LGBTQ Hunted Down in Puerto Rico, Activists Criticize Local Officials' Lack of Action
Another transgender person was found murdered in Puerto Rico following reports of two other killings the previous week.
Penelope Diaz Ramirez, 31, became the third transgender victim this month and the fifth this year on the island. Police found Ramirez at the Bayamon correctional complex on April 13 but failed to report her death until Monday, two whole weeks after she was murdered.
Two transgender women were killed last week, April 21. According to reports, both transsexual women - 32-year-old Serena Angelique Velazquez Ramos and 21-year-old Layla Pelaez Sanchez - were shot and burned inside their car.
Ramos was visiting Puerto Rico on vacation and was to return to her home in New York at the end of the month. Sanchez had just moved to the island and was living in Las Piedras.
Yampi Mendez Arocho was killed in Moca on March 5. The 19-year-old transgender man was assaulted five hours before his death. Arocho's mother contacted the police to file a report. There is, however, little information about the investigation.

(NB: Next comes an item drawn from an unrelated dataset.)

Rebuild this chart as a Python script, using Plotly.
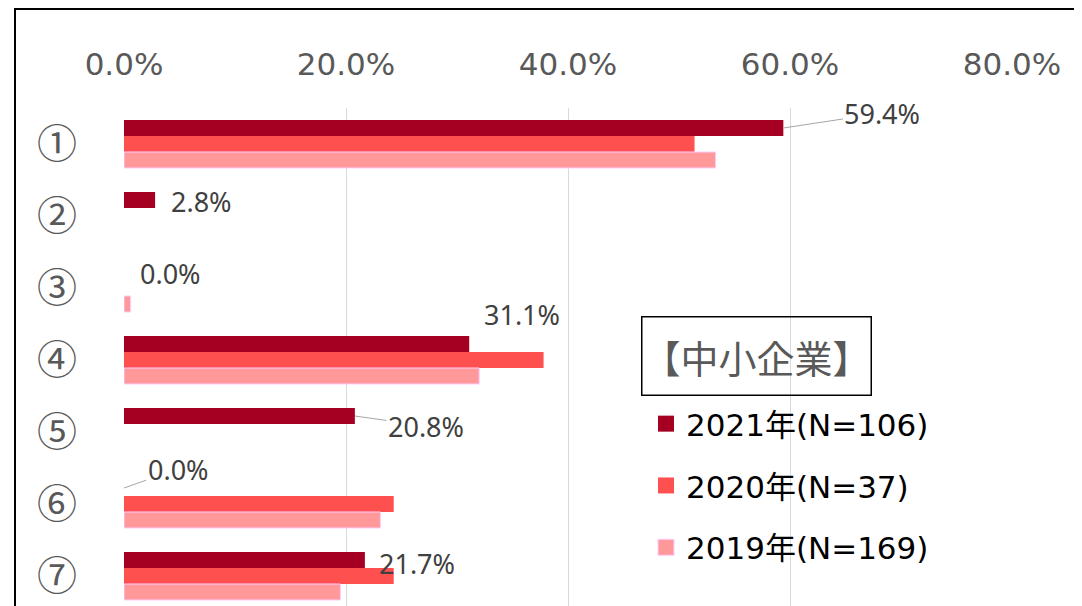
import plotly.graph_objects as go

categories = ["①", "②", "③", "④", "⑤", "⑥", "⑦"]
series_names = ["2021年(N=106)", "2020年(N=37)", "2019年(N=169)"]
values_2021 = [59.4, 2.8, 0.0, 31.1, 20.8, 0.0, 21.7]
values_2020 = [51.4, None, None, 37.8, None, 24.3, 24.3]
values_2019 = [53.3, None, 0.6, 32.0, None, 23.1, 19.5]
tick_values = [0, 20, 40, 60, 80]
tick_labels = ["0.0%", "20.0%", "40.0%", "60.0%", "80.0%"]
legend_title = "【中小企業】"

colors = ["#A50021", "#FF5050", "#FF9999"]
borders = ["#A50021", "#FF5050", "#FFCCFF"]

# label offsets (pixels, text centre relative to bar end) and whether a leader line is drawn
label_style = [
    (99, -15, True),
    (46, 1, False),
    (46, 1, False),
    (53, -30, False),
    (71, 10, True),
    (54, -19, True),
    (52, 3, False),
]

# the page body has an 8px margin; figure is sized/positioned to compensate
OFF = 8
W, H = 1082 - OFF, 606 - OFF
PL, PR, PT, PB = 124 - OFF, 1012 - OFF, 108 - OFF, 606 - OFF
pw, ph = PR - PL, PB - PT
def px(xp):
    return (xp - OFF - PL) / pw
def py(yp):
    return (PB - (yp - OFF)) / ph

ypos = list(range(len(categories)))
fig = go.Figure()
all_vals = [values_2021, values_2020, values_2019]
for i, (name, vals) in enumerate(zip(series_names, all_vals)):
    fig.add_trace(go.Bar(
        y=ypos, x=vals, orientation="h", name=name,
        marker=dict(color=colors[i], line=dict(color=borders[i], width=1 if i == 2 else 0)),
        showlegend=False, hoverinfo="x",
    ))
for i, name in enumerate(series_names):
    fig.add_trace(go.Scatter(
        x=[None], y=[None], mode="markers", name=name, legendgroup=name,
        marker=dict(symbol="square", size=16, color=colors[i],
                    line=dict(color=borders[i], width=1 if i == 2 else 0)),
    ))

group_w = 1 - 0.3333
bar_w = group_w / 3
lab_font = dict(family="Noto Sans", size=27, color="#404040")
for i, v in enumerate(values_2021):
    dx, dy, leader = label_style[i]
    yv = i - bar_w
    if leader:
        fig.add_annotation(x=v, y=yv, text=f"{v:.1f}%", showarrow=True, ax=dx, ay=dy,
                           arrowhead=0, arrowwidth=1, arrowcolor="#A6A6A6", standoff=0,
                           font=lab_font)
    else:
        fig.add_annotation(x=v, y=yv, text=f"{v:.1f}%", showarrow=False,
                           xshift=dx, yshift=-dy, xanchor="center", yanchor="middle",
                           font=lab_font)

fig.add_annotation(xref="paper", yref="paper", x=px(756), y=py(356),
                   xanchor="center", yanchor="middle", text=legend_title,
                   showarrow=False, bordercolor="#000000", borderwidth=1.5,
                   width=226, height=75, borderpad=1,
                   font=dict(family="Noto Sans CJK JP", size=38, color="#595959"))

fig.add_shape(type="line", xref="paper", yref="paper", x0=px(15), x1=px(15), y0=-0.1, y1=py(OFF),
              line=dict(color="#000000", width=2))
fig.add_shape(type="line", xref="paper", yref="paper", x0=px(15), x1=px(1100), y0=py(OFF + 1), y1=py(OFF + 1),
              line=dict(color="#000000", width=2))

fig.update_layout(
    width=W, height=H,
    margin=dict(l=PL, r=W - PR, t=PT, b=0),
    paper_bgcolor="white", plot_bgcolor="white",
    barmode="group", bargap=0.3333, bargroupgap=0,
    legend=dict(x=px(646), y=py(397), xanchor="left", yanchor="top",
                tracegroupgap=18.5, bgcolor="rgba(0,0,0,0)",
                font=dict(family="DejaVu Sans, Noto Sans CJK JP", size=31, color="#000000")),
    xaxis=dict(side="top", range=[0, 80], tickvals=tick_values, ticktext=tick_labels,
               showgrid=True, gridcolor="#D9D9D9", gridwidth=1, zeroline=False,
               showline=False, ticks="", ticklabelstandoff=26,
               tickfont=dict(family="DejaVu Sans", size=31, color="#595959")),
    yaxis=dict(range=[-0.5 + ph / 72, -0.5], tickvals=ypos, ticktext=categories,
               showgrid=False, zeroline=False, showline=False, ticks="",
               ticklabelstandoff=46,
               tickfont=dict(family="Noto Sans CJK JP", size=40, color="#595959")),
)

fig.write_html("out.html")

In February, a homeless transwoman named Neulisa "Alexa" Luciano Ruiz was fatally shot in Toa Boja. Authorities suspect she became a target after a social media post claimed she used a women's restroom at a local fast-food chain. Her attackers reportedly followed her car and posted footage of her brutal killing online.
Epidemic of Violence
Dozens of activists and advocacy groups have called out the government of Puerto Rico over its lack of action to the murders of the LBBTQ people reported on the island. They believe the homophobic rhetoric from government officials and religious leaders fueled the "epidemic" and the bloodshed.
The opposition urged the government to acknowledge and thoroughly investigate the cases as trans people are now living in fear for their lives. Pedro Juliano Serrano likened the killings to hunting season. "They're hunting the LGBTQ community," he said. "They're killing us."
Puerto Rico has introduced legal reforms allowing trans people same-sex marriage and changing their gender on birth certificates. However, the predominantly Roman Catholic island has a bloody history of violence towards people who identify with the LGBT+ community.
There are hate crimes and nondiscrimination laws in Puerto Rico that includes sexual orientation and gender identity. Prosecutors on the island rarely apply them. Response from the law enforcement authorities is also inadequate.
Discrimination
In 2019, Governor Ricardo Rosello resigned after his chat messages were leaked. Among the hundreds of insulting and offensive chat messages were homophobic and misogynistic comments about gay pop singer Ricky Martin.
Protestors took to the streets after Puerto Rico's Center for Investigative Journalism published nearly 900 scathing pages of the conversation. The governor and 11 other members of the government exchanged the profanity-laced messages from December 2018 to January 2019.
Rosello was caught using the Spanish word for "whore" to describe the former speaker of the New York City Council, Melissa Mark-Viverito. He also revealed "wanting to shoot" Yulin Cruz, who is a frequent critic of the governor.
"A person who uses that language against women should not govern Puerto Rico," Mark-Viverito said. "This type of behavior is unacceptable."